Bauer adds, “People kept asking me, ‘Oh have you seen this place?’ I was like, we have enough. I don’t want to know. And then one day I looked at the listing. I couldn’t help myself. And I thought, wow, what a beautiful building. They were already starting to strip it and it would have been torn down. So we bought it. It’s the idea of saving these old buildings—and it gives us more space for visiting artists to do stuff: to paint murals, to build sculptures, to have workshops, to create theatre.”
Lev says when he first bought the building Main & Station is in, people would stop in and share their childhood memories of the old post office. “They used to come into the building to warm their hands in the wintertime, or they’d come with their grandparents to check the mail. Stuff like that,” he says.
Although Lev originally had no interest in buying the building, now, nearly 10 years later, you can hear his passion when he talks about it. “It’s hard for someone to understand why in a town like this, the building with the most historical, architectural and public value would be so abandoned. It sits in the middle of the town, and it’s got a clock tower and it has a history. So it’s just hard to imagine.”
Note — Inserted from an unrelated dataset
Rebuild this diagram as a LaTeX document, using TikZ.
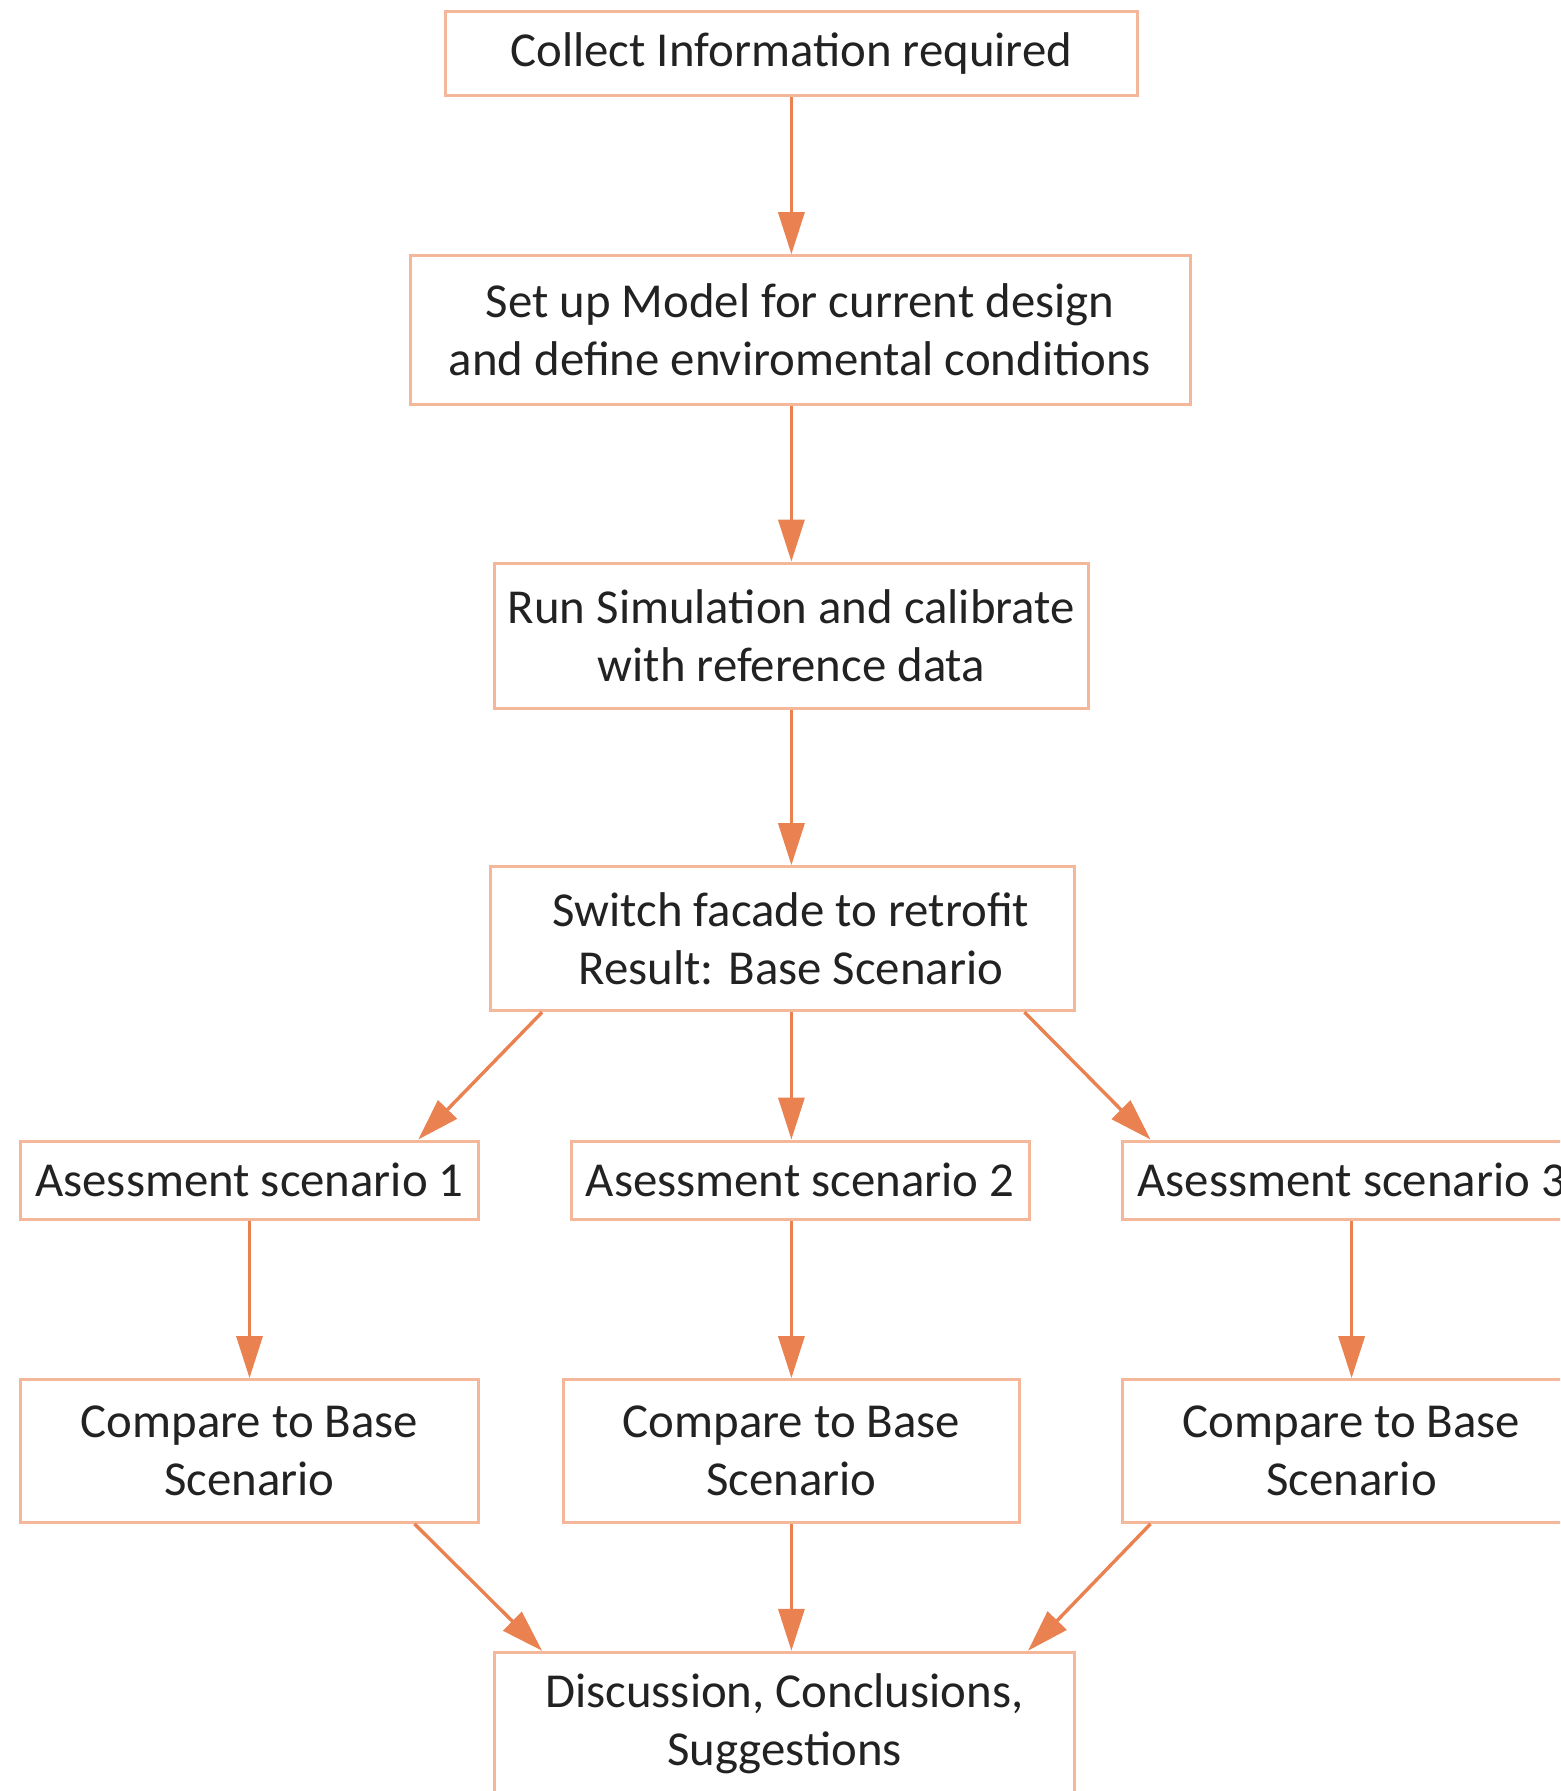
\documentclass[tikz,border=0pt]{standalone}
\usepackage{fontspec}
\setmainfont{Carlito}
\usetikzlibrary{arrows.meta,calc}
\definecolor{arrowc}{HTML}{EA8150}
\definecolor{boxc}{HTML}{F4B799}
\definecolor{txtc}{HTML}{222222}
\begin{document}
\begin{tikzpicture}[x=0.5pt,y=-0.5pt,
  box/.style={draw=boxc,line width=1.5pt,fill=white,inner sep=0pt,align=center,text=txtc,font=\fontsize{24.4}{29}\selectfont},
  arr/.style={draw=arrowc,line width=1.7pt,-{Triangle[length=21pt,width=13pt]}}]
\useasboundingbox (0,0) rectangle (1560,1791);
\clip (0,0) rectangle (1560,1791);
\node[box,minimum width=346pt,minimum height=42.25pt] (collect) at (791.4,53.7) {Collect Information required};
\node[box,minimum width=390pt,minimum height=74.25pt] (setup) at (800,330) {Set up Model for current design\\and define enviromental conditions};
\node[box,minimum width=297pt,minimum height=72.5pt] (run) at (791.4,635.6) {Run Simulation and calibrate\\with reference data};
\node[box,minimum width=292.3pt,minimum height=72pt] (switch) at (782.3,938.7) {\hspace*{8.6pt}Switch facade to retrofit\\\hspace*{8.6pt}Result: Base Scenario};
\node[box,minimum width=229pt,minimum height=39.3pt] (a1) at (249.5,1180.3) {Asessment scenario 1};
\node[box,minimum width=229pt,minimum height=39.3pt] (a2) at (800,1180.3) {Asessment scenario 2};
\node[box,minimum width=229pt,minimum height=39.3pt] (a3) at (1351.6,1180.3) {Asessment scenario 3};
\node[box,minimum width=229pt,minimum height=71.4pt] (c1) at (249.5,1451) {Compare to Base\\Scenario};
\node[box,minimum width=228.4pt,minimum height=71.4pt] (c2) at (791.4,1451) {Compare to Base\\Scenario};
\node[box,minimum width=229pt,minimum height=71.4pt] (c3) at (1351.6,1451) {Compare to Base\\Scenario};
\node[box,minimum width=290pt,minimum height=71.75pt] (d) at (784.5,1724) {Discussion, Conclusions,\\Suggestions};
\draw[arr] (collect.south) -- (setup.north -| collect.south);
\draw[arr] (setup.south -| collect.south) -- (run.north);
\draw[arr] (run.south) -- (switch.north -| run.south);
\draw[arr] (switch.south -| run.south) -- (a2.north -| run.south);
\draw[arr] ($(switch.south west)+(53.6,0)$) -- ($(a1.north east)+(-61.7,0)$);
\draw[arr] ($(switch.south east)+(-51.6,0)$) -- ($(a3.north west)+(29.4,0)$);
\draw[arr] (a1.south) -- (c1.north);
\draw[arr] (a2.south -| c2.north) -- (c2.north);
\draw[arr] (a3.south) -- (c3.north);
\draw[arr] ($(c1.south east)+(-65.5,0)$) -- ($(d.north west)+(49.1,0)$);
\draw[arr] (c2.south) -- (d.north -| c2.south);
\draw[arr] ($(c3.south west)+(29.4,0)$) -- ($(d.north east)+(-48,0)$);
\end{tikzpicture}
\end{document}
For now, Lev and Bauer are keeping the projects going with their own money. When I ask them about the small “for sale” sign on the Main & Station Nonesuch building, Bauer says they’re not actively trying to sell it, but they’ll entertain offers. And if they do sell, they’ll probably wind up buying up another old building to bring back to life, too.
“These are not big financial generators, you know, hosting art residences and doing exhibitions and so forth. It’s not a way to get rich,” Bauer says. “You do these things because you love to do them. Part of it is to repurpose these old buildings, but you want them to have a life… And if someone came along and wanted to pay a fair price, then that money could go into buying another old building that’s in danger and saving that. So, I guess really what we’re doing with the art is keeping life in these old buildings.”